* _WORK INSTRUCTIONS_
Copy out, from the entries below, each line holding the string "this".

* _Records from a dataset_
----
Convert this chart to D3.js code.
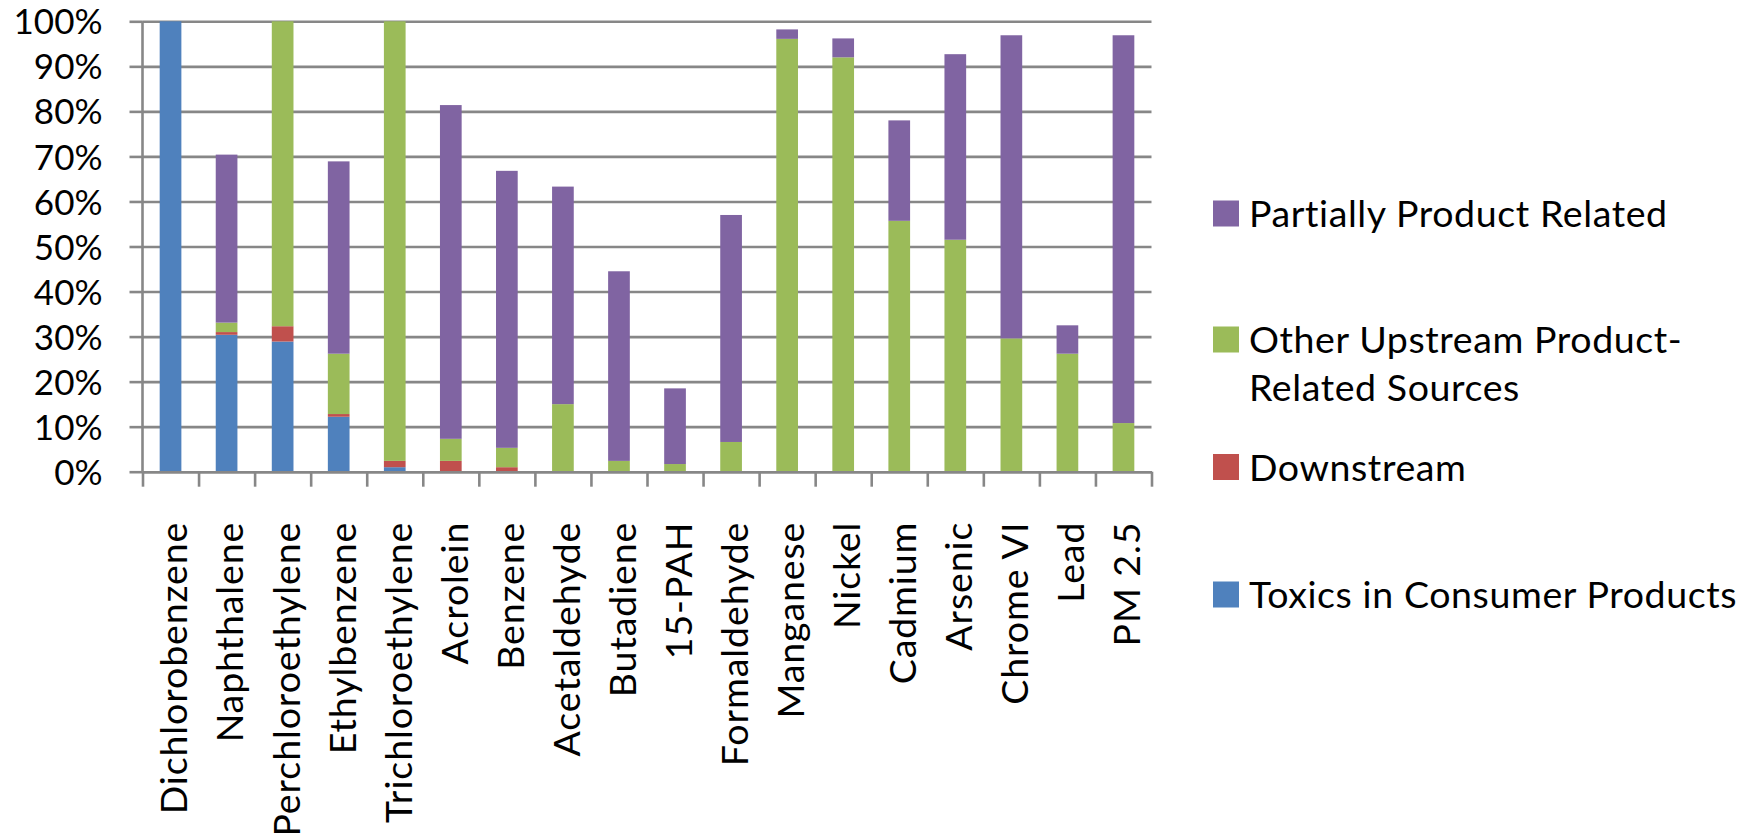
<!DOCTYPE html>
<html>
<head>
<meta charset="utf-8">
<script src="https://cdn.jsdelivr.net/npm/d3@7"></script>
<style>
body { margin:0; background:#ffffff; }
text { font-family: Lato, "Open Sans", sans-serif; fill:#000000; }
</style>
</head>
<body>
<svg id="chart"></svg>
<script>
var categories = ["Dichlorobenzene","Naphthalene","Perchloroethylene","Ethylbenzene",
    "Trichloroethylene","Acrolein","Benzene","Acetaldehyde","Butadiene","15-PAH",
    "Formaldehyde","Manganese","Nickel","Cadmium","Arsenic","Chrome VI","Lead","PM 2.5"];

// percent of each pollutant, bottom segment first
var toxics        = [100, 30.4, 28.9, 12.2, 1.0, 0,    0,    0,    0,    0,    0,    0,    0,    0,    0,    0,    0,    0];
var downstream    = [0,   0.6,  3.4,  0.6,  1.4, 2.4,  1.0,  0,    0,    0,    0,    0,    0,    0,    0,    0,    0,    0];
var otherUpstream = [0,   2.1,  67.7, 13.4, 97.6,4.9,  4.3,  15.0, 2.4,  1.7,  6.6,  96.1, 92.0, 55.7, 51.5, 29.6, 26.2, 10.8];
var partially     = [0,   37.3, 0,    42.7, 0,   74.1, 61.5, 48.3, 42.1, 16.8, 50.4, 2.1,  4.2,  22.3, 41.2, 67.3, 6.3,  86.1];

var seriesKeys = ["toxics","downstream","otherUpstream","partially"];
var seriesColors = ["#4F81BD","#C0504D","#9BBB59","#8064A2"];

// legend is listed top series first
var legendLabels = [
    ["Partially Product Related"],
    ["Other Upstream Product-","Related Sources"],
    ["Downstream"],
    ["Toxics in Consumer Products"]
];
var legendColors = ["#8064A2","#9BBB59","#C0504D","#4F81BD"];

var yTicks = [0,10,20,30,40,50,60,70,80,90,100];

var drawChart = function(target)
{
    var screen = {width:1758, height:840};
    var margins = {top:21.3, left:142.5};
    var graph = {width:1009, height:450.4};

    var svg = d3.select(target)
        .attr("width",screen.width)
        .attr("height",screen.height);

    var rows = categories.map(function(c,i)
    {
        return {cat:c, toxics:toxics[i], downstream:downstream[i],
                otherUpstream:otherUpstream[i], partially:partially[i]};
    });

    var xScale = d3.scaleBand()
        .domain(categories)
        .range([0,graph.width])
        .paddingInner(0.613)
        .paddingOuter(0.3065);

    var edgeScale = d3.scaleLinear()
        .domain([0,categories.length])
        .range([0,graph.width]);

    var yScale = d3.scaleLinear()
        .domain([0,100])
        .range([graph.height,0]);

    var g = svg.append("g")
        .attr("transform","translate("+margins.left+","+margins.top+")");

    //gridlines
    g.append("g")
        .attr("class","grid")
        .call(d3.axisLeft(yScale).tickValues(yTicks).tickSize(-graph.width).tickFormat(""))
        .call(function(a){ a.select(".domain").remove(); })
        .selectAll("line")
        .attr("stroke","#878787")
        .attr("stroke-width",2.6);

    //y axis with labels
    var yAxis = g.append("g")
        .call(d3.axisLeft(yScale).tickValues(yTicks).tickSize(13).tickPadding(27)
              .tickFormat(function(d){ return d+"%"; }));
    yAxis.select(".domain").remove();
    yAxis.selectAll("line").attr("stroke","#878787").attr("stroke-width",2.6);
    yAxis.selectAll("text")
        .attr("font-size","35px")
        .attr("font-family","Lato, sans-serif")
        .attr("fill","#000")
        .attr("dy","0.36em");

    //bars
    var stacked = d3.stack().keys(seriesKeys)(rows);

    g.selectAll("g.series")
        .data(stacked)
        .enter()
        .append("g")
        .classed("series",true)
        .attr("fill",function(d,i){ return seriesColors[i]; })
        .selectAll("rect")
        .data(function(d){ return d; })
        .enter()
        .append("rect")
        .attr("x",function(d){ return xScale(d.data.cat); })
        .attr("y",function(d){ return yScale(d[1]); })
        .attr("width",xScale.bandwidth())
        .attr("height",function(d){ return yScale(d[0]) - yScale(d[1]); });

    //x axis: line and ticks at category edges
    var xAxis = g.append("g")
        .attr("transform","translate(0,"+graph.height+")")
        .call(d3.axisBottom(edgeScale).tickValues(d3.range(categories.length+1))
              .tickSize(15).tickSizeOuter(0).tickFormat(""));
    xAxis.select(".domain").attr("stroke","#878787").attr("stroke-width",2.6);
    xAxis.selectAll("line").attr("stroke","#878787").attr("stroke-width",2.6);

    //y axis line
    g.append("line")
        .attr("x1",0).attr("x2",0)
        .attr("y1",0).attr("y2",graph.height)
        .attr("stroke","#878787")
        .attr("stroke-width",2.6);

    //category labels
    g.append("g")
        .selectAll("text")
        .data(categories)
        .enter()
        .append("text")
        .attr("transform",function(d)
        {
            return "translate("+(xScale(d)+xScale.bandwidth()/2)+","+(graph.height+50)+") rotate(-90)";
        })
        .attr("text-anchor","end")
        .attr("dy","0.45em")
        .attr("font-size","37.5px")
        .attr("letter-spacing","0.9px")
        .text(function(d){ return d; });

    //legend
    var legendY = [213.5,339.5,467,594.5];
    var legend = svg.append("g")
        .selectAll("g")
        .data(legendLabels)
        .enter()
        .append("g")
        .attr("transform",function(d,i){ return "translate(1213,"+legendY[i]+")"; });

    legend.append("rect")
        .attr("x",0)
        .attr("y",-13)
        .attr("width",26)
        .attr("height",26)
        .attr("fill",function(d,i){ return legendColors[i]; });

    legend.append("text")
        .attr("x",36)
        .attr("y",13.5)
        .attr("font-size","37.5px")
        .attr("letter-spacing","0.6px")
        .selectAll("tspan")
        .data(function(d){ return d; })
        .enter()
        .append("tspan")
        .attr("x",36)
        .attr("dy",function(d,i){ return i==0 ? 0 : 48; })
        .text(function(d){ return d; });
}

drawChart("#chart");
</script>
</body>
</html>
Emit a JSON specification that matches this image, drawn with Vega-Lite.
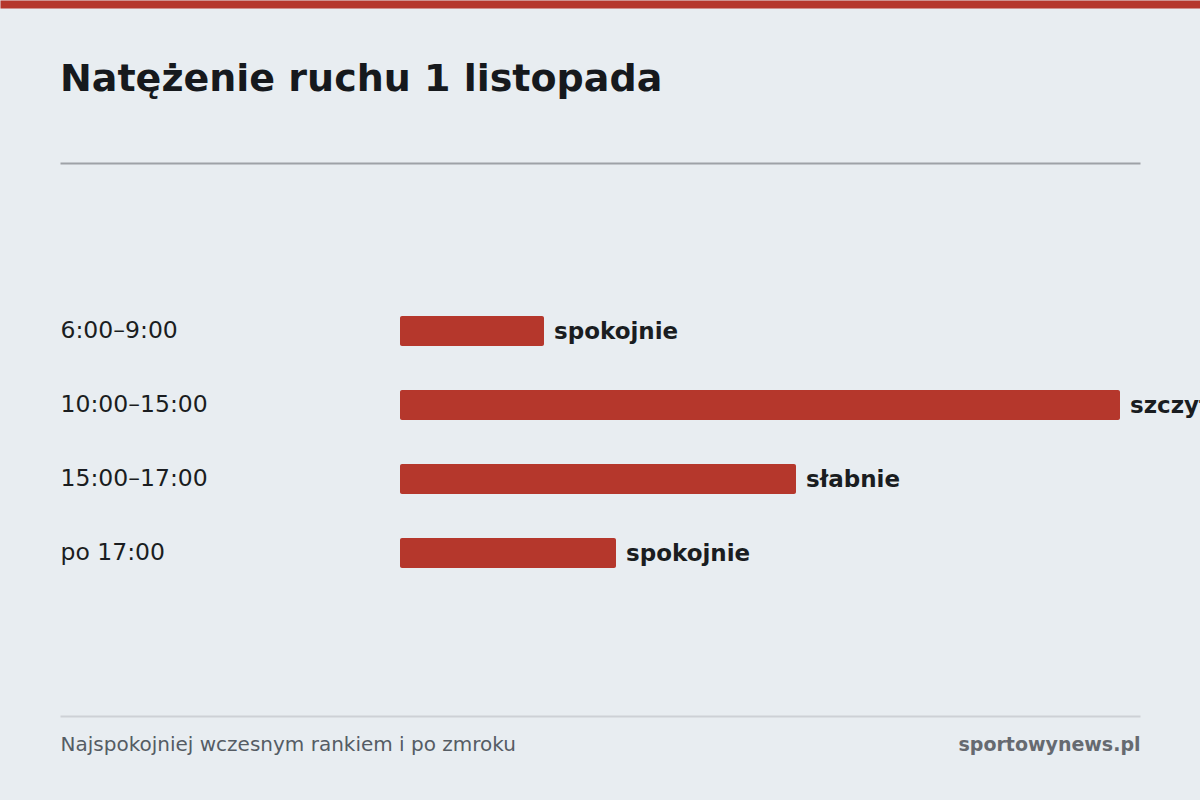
----
* _EXERCISE ANSWER_
Convert this chart to D3.js code.
Emit a JSON specification that matches this image, drawn with Vega-Lite.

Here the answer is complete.